東日本大震災を受け、陸上自衛隊が54年前から隊員の食料としてきた赤飯の調達をやめた。「祝いごとで食べる赤飯を被災者の前で食べるわけにはいかない」という隊員の声がきっかけになった。「腹持ちがいい」と人気もあっただけにメニューから消えるのを惜しむ声もある。
陸自によると、隊員が訓練や災害派遣時に野外で食べる「戦闘糧食」は「缶飯(かんめし)」と呼ばれる缶詰とレトルトパックがある。主食は白飯、赤飯、とり飯、五目飯、しいたけ飯、小型乾パンの6種類で、赤飯の缶飯は自衛隊発足3年後の1957年に採用された。年間調達量は缶飯約26万食、レトルト約7万食に上っていた。
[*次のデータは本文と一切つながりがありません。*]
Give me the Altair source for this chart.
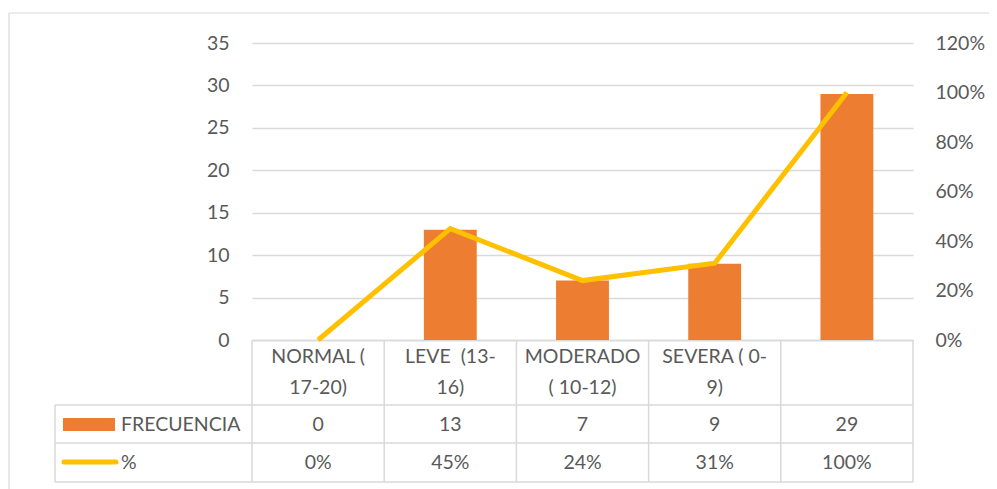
import altair as alt
import pandas as pd

# ---- data ----
categories = ["NORMAL (\n17-20)", "LEVE \u00a0(13-\n16)", "MODERADO\n( 10-12)", "SEVERA ( 0-\n9)", ""]
frecuencia = [0, 13, 7, 9, 29]
porcentaje = [0.00, 0.45, 0.24, 0.31, 1.00]
left_ticks = [0, 5, 10, 15, 20, 25, 30, 35]
right_ticks = [0, 0.2, 0.4, 0.6, 0.8, 1.0, 1.2]
series_names = ["FRECUENCIA", "%"]

ORANGE = "#ED7D31"
YELLOW = "#FFC000"
TEXT = "#595959"
GRID = "#D9D9D9"
FONT = "Lato"
FS = 19.5
W, H = 661, 297

df = pd.DataFrame({
    "pos": list(range(len(categories))),
    "cat": categories,
    "freq": frecuencia,
    "pct": porcentaje,
})
one = pd.DataFrame({"k": [0]})

xenc = alt.X(
    "pos:O",
    scale=alt.Scale(paddingInner=0.6, paddingOuter=0.3),
    axis=alt.Axis(labels=False, title=None, ticks=False,
                  domainColor=GRID, domainWidth=1.5),
)

bars = alt.Chart(df).mark_bar(color=ORANGE).encode(
    x=xenc,
    y=alt.Y("freq:Q", scale=alt.Scale(domain=[0, 35]),
            axis=alt.Axis(values=left_ticks, grid=True, gridColor=GRID, gridWidth=1.3,
                          domain=False, ticks=False, labelPadding=23, title=None)),
)

line = alt.Chart(df).mark_line(color=YELLOW, strokeWidth=5, strokeJoin="miter").encode(
    x=xenc,
    y=alt.Y("pct:Q", scale=alt.Scale(domain=[0, 1.2]),
            axis=alt.Axis(values=right_ticks, format=".0%", orient="right", grid=False,
                          domain=False, ticks=False, labelPadding=22, title=None)),
)

txt = dict(font=FONT, fontSize=FS, color=TEXT)

header = alt.Chart(df).mark_text(lineBreak="\n", lineHeight=31, baseline="middle", **txt).encode(
    x=xenc, y=alt.value(314), text="cat:N")
row1 = alt.Chart(df).mark_text(baseline="middle", **txt).encode(
    x=xenc, y=alt.value(382), text="freq:Q")
row2 = alt.Chart(df).mark_text(baseline="middle", **txt).encode(
    x=xenc, y=alt.value(420), text=alt.Text("pct:Q", format=".0%"))

def hrule(y, x1, x2, color=GRID, w=1.5):
    return alt.Chart(one).mark_rule(color=color, strokeWidth=w).encode(
        x=alt.value(x1), x2=alt.value(x2), y=alt.value(y))

def vrule(x, y1, y2, color=GRID, w=1.5):
    return alt.Chart(one).mark_rule(color=color, strokeWidth=w).encode(
        x=alt.value(x), y=alt.value(y1), y2=alt.value(y2))

step = W / len(categories)
table_lines = [
    hrule(362, -197, W),
    hrule(400, -197, W),
    hrule(439, -197, W),
    vrule(-197, 362, 439),
] + [vrule(round(k * step, 1), H, 439) for k in range(len(categories) + 1)]
frame = [
    hrule(-30, -243, 740, color="#D9D9D9", w=1.2),
    vrule(-243, -30, 460, color="#D9D9D9", w=1.2),
]

leg_rect = alt.Chart(one).mark_rect(color=ORANGE).encode(
    x=alt.value(-189), x2=alt.value(-137), y=alt.value(375), y2=alt.value(388))
leg_line = alt.Chart(one).mark_rule(color=YELLOW, strokeWidth=5, strokeCap="round").encode(
    x=alt.value(-188), x2=alt.value(-136), y=alt.value(419))
leg_t1 = alt.Chart(one).mark_text(align="left", baseline="middle", **txt).encode(
    x=alt.value(-131), y=alt.value(382), text=alt.value(series_names[0]))
leg_t2 = alt.Chart(one).mark_text(align="left", baseline="middle", **txt).encode(
    x=alt.value(-131), y=alt.value(420), text=alt.value(series_names[1]))

chart = alt.layer(
    bars, line, header, row1, row2, *table_lines, *frame, leg_rect, leg_line, leg_t1, leg_t2
).resolve_scale(y="independent").properties(
    width=W, height=H,
    padding={"left": 244, "top": 35, "right": 76, "bottom": 149},
    autosize=alt.AutoSizeParams(type="none"),
).configure_view(stroke=None).configure_axis(
    labelFont=FONT, labelFontSize=FS, labelColor=TEXT
)

chart.save("out.html", embed_options={"renderer": "svg", "actions": False})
赤飯は阪神大震災や新潟県中越地震の際にも批判的な見方があり、災害派遣ではなるべく使わないよう配慮されてきた。全国から前例のない規模の部隊が派遣された東日本大震災では、配給した赤飯の缶飯の返品が隊員から相次いだ。陸自担当者は「今後も大規模震災が危惧される中、被災地で活動する隊員が被災者らに気を使うことなく食事ができるように、赤飯はやめたほうがいいと判断した」という。
また、航空自衛隊も「被災者に誤解を与える可能性があり、支援で提供もできない」として缶飯から赤飯を外すことを決めた。